§ **Written request**
Copy the first line of the material below and every later line through the line containing "Serif', 'Times New", without any other output.

§ **Raw data**
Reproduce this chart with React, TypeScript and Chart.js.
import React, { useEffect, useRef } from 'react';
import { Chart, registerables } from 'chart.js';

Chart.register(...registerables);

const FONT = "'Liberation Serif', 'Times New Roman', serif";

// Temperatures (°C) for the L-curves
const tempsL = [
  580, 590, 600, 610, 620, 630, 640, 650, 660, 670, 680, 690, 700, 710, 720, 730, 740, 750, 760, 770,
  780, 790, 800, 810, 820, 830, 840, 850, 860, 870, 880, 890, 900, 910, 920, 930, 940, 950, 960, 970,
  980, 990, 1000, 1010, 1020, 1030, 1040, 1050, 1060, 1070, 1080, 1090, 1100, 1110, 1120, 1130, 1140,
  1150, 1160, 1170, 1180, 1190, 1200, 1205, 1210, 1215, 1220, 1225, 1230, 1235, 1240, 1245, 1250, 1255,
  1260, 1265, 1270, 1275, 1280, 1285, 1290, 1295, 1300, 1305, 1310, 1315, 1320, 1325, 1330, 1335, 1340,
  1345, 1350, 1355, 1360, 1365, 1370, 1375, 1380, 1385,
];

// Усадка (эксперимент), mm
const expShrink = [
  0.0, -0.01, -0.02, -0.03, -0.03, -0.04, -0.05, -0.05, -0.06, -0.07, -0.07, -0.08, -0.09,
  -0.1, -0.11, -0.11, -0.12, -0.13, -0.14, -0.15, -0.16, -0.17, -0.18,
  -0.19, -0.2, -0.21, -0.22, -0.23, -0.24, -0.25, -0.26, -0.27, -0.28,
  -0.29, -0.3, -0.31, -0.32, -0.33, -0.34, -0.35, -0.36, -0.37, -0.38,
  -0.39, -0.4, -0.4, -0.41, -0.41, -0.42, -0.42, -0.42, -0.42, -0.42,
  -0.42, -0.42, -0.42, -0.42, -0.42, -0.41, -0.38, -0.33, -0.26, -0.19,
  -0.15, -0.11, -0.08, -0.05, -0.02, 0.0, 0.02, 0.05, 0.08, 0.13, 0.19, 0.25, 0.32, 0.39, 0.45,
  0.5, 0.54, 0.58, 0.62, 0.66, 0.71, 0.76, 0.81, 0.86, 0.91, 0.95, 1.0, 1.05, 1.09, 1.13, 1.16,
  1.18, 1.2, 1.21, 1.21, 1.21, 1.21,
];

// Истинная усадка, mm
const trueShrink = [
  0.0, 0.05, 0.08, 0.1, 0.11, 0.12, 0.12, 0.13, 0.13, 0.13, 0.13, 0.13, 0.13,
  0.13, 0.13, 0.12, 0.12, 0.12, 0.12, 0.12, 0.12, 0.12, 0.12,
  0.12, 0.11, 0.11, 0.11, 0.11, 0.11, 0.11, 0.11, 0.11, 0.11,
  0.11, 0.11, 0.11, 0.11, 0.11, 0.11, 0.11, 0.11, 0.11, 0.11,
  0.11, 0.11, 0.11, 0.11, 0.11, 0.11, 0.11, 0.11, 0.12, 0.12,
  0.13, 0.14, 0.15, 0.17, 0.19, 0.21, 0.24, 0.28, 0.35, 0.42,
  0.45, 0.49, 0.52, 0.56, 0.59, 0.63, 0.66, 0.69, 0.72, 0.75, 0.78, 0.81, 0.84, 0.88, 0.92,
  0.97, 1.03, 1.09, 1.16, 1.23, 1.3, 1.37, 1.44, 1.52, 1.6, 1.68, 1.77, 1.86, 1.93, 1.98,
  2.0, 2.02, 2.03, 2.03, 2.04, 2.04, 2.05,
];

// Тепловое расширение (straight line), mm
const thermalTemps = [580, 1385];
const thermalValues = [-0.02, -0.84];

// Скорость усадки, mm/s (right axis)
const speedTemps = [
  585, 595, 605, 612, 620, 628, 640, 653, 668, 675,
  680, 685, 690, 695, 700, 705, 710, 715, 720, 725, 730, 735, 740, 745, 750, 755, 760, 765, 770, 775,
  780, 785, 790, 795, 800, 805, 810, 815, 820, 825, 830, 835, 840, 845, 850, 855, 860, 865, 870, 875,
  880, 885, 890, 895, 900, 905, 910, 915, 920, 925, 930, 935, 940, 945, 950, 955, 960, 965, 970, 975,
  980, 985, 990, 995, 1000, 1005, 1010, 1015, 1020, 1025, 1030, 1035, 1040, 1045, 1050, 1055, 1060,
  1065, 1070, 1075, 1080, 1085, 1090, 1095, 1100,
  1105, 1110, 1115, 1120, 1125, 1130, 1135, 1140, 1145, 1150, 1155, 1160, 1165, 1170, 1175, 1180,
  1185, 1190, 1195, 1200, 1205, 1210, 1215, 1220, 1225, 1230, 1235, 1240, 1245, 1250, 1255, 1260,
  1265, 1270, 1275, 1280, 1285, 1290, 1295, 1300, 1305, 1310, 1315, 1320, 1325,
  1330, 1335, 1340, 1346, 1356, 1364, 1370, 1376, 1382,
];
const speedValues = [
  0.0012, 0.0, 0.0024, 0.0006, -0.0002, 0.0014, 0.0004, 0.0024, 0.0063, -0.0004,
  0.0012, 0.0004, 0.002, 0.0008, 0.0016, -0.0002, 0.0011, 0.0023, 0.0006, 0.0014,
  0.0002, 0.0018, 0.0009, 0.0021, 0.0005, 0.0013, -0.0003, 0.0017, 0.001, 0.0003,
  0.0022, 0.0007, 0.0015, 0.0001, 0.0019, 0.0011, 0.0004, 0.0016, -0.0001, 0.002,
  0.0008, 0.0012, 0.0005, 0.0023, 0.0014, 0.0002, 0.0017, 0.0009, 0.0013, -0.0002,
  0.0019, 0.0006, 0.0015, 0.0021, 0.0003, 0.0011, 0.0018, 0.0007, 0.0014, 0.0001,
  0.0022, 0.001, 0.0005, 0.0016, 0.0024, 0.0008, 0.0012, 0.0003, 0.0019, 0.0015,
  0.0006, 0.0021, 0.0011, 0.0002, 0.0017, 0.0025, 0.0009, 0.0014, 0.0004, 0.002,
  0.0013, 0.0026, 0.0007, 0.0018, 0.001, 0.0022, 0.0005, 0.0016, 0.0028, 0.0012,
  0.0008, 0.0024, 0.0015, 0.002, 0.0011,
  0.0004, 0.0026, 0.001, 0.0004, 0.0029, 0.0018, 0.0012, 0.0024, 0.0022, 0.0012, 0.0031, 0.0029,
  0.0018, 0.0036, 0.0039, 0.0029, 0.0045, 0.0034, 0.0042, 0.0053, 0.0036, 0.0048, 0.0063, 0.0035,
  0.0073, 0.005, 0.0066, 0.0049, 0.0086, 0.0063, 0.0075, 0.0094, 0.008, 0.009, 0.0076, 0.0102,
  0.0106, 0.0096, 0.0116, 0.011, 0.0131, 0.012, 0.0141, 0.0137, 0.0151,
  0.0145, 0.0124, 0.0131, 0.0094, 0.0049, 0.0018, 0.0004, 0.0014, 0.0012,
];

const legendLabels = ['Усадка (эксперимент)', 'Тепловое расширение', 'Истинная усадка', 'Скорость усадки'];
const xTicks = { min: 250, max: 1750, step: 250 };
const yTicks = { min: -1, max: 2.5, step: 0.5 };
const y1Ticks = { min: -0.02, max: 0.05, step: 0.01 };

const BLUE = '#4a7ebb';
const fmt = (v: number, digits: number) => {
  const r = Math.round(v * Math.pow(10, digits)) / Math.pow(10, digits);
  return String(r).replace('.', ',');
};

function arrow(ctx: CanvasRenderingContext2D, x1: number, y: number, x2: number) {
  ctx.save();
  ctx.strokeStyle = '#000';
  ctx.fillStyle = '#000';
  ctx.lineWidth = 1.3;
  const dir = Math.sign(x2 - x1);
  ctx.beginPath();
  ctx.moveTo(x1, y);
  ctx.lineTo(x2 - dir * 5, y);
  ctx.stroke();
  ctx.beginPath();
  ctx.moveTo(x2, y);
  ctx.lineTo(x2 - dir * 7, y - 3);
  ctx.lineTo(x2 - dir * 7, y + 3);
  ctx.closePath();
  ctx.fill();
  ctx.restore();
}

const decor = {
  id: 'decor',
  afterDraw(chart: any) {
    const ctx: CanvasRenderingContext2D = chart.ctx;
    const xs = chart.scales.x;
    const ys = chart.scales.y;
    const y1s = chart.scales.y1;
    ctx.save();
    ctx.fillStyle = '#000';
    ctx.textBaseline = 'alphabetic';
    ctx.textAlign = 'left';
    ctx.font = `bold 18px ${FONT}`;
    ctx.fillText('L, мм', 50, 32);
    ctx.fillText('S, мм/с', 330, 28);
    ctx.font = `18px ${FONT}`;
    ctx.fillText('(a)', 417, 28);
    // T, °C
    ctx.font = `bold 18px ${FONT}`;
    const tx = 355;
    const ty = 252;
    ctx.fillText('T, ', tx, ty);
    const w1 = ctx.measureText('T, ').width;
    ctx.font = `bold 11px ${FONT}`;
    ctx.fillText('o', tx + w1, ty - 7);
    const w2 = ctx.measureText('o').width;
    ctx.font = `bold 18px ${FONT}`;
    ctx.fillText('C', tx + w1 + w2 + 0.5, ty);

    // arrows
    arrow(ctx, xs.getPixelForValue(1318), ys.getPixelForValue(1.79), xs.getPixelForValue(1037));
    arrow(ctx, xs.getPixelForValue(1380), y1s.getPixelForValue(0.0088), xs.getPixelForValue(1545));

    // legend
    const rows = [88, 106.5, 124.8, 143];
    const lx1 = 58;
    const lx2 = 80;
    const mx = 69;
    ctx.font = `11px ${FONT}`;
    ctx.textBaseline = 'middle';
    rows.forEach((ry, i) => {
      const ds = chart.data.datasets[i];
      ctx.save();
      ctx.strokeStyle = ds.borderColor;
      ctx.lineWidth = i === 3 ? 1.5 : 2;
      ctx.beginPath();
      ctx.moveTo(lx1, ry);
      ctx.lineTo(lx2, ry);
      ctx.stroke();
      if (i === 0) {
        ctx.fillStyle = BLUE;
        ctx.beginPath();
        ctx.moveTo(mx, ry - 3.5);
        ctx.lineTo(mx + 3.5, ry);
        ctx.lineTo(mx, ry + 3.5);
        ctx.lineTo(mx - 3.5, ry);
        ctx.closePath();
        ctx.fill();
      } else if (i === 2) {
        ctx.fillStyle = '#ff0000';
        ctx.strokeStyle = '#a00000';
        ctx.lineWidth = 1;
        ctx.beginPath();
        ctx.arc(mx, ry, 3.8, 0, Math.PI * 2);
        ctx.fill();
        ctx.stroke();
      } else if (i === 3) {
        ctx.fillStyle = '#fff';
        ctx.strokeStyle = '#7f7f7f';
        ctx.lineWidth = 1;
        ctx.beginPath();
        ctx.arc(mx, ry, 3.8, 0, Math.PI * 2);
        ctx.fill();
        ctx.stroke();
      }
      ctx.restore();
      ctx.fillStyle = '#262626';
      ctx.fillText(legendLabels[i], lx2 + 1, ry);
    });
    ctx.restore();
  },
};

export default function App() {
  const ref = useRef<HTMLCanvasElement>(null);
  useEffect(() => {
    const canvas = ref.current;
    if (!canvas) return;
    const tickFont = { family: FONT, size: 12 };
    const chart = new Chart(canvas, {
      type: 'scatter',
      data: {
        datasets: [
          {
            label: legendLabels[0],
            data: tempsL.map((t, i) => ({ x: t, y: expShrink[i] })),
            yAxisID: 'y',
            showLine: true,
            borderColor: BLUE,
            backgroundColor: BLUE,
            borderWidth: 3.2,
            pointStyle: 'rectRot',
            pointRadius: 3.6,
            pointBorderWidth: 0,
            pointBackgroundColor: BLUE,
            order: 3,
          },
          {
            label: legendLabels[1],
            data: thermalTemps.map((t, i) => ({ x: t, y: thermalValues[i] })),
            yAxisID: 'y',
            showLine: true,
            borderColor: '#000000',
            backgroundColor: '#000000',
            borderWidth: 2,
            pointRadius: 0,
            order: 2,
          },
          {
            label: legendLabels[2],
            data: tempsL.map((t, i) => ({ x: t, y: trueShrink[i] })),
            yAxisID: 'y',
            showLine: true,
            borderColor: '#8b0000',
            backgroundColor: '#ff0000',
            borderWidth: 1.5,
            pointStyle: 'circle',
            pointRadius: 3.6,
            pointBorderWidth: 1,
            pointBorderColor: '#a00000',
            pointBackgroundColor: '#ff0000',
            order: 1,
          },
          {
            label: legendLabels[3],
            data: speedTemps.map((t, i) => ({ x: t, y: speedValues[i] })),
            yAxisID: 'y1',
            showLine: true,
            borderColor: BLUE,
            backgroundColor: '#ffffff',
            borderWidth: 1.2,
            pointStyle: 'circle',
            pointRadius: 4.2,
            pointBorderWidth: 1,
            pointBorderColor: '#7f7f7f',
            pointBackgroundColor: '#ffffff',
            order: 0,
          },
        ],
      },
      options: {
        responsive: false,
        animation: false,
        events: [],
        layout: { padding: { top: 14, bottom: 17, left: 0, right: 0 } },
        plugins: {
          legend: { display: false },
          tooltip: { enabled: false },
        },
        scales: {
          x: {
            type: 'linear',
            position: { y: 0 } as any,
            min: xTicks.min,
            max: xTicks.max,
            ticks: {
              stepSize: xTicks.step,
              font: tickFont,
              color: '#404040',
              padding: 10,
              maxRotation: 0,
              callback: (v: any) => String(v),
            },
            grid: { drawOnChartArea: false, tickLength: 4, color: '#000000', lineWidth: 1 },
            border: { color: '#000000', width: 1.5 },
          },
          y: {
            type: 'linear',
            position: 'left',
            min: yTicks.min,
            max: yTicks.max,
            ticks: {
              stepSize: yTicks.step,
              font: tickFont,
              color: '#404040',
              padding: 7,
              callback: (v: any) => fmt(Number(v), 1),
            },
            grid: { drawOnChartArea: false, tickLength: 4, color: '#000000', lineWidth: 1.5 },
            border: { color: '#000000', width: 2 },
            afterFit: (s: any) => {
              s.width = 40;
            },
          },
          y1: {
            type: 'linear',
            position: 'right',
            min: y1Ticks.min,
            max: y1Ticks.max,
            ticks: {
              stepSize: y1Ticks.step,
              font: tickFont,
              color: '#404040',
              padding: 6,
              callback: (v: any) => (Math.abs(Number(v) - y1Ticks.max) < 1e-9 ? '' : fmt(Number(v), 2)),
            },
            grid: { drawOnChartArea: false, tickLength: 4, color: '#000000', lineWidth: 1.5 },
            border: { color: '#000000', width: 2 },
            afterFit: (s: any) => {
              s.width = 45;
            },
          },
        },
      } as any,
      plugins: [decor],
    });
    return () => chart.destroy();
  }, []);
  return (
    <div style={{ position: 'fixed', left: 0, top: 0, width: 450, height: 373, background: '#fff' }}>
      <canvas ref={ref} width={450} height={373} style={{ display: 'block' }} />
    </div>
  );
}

§ **Answer for this exercise**
Reproduce this chart with React, TypeScript and Chart.js.
import React, { useEffect, useRef } from 'react';
import { Chart, registerables } from 'chart.js';

Chart.register(...registerables);

const FONT = "'Liberation Serif', 'Times New Roman', serif";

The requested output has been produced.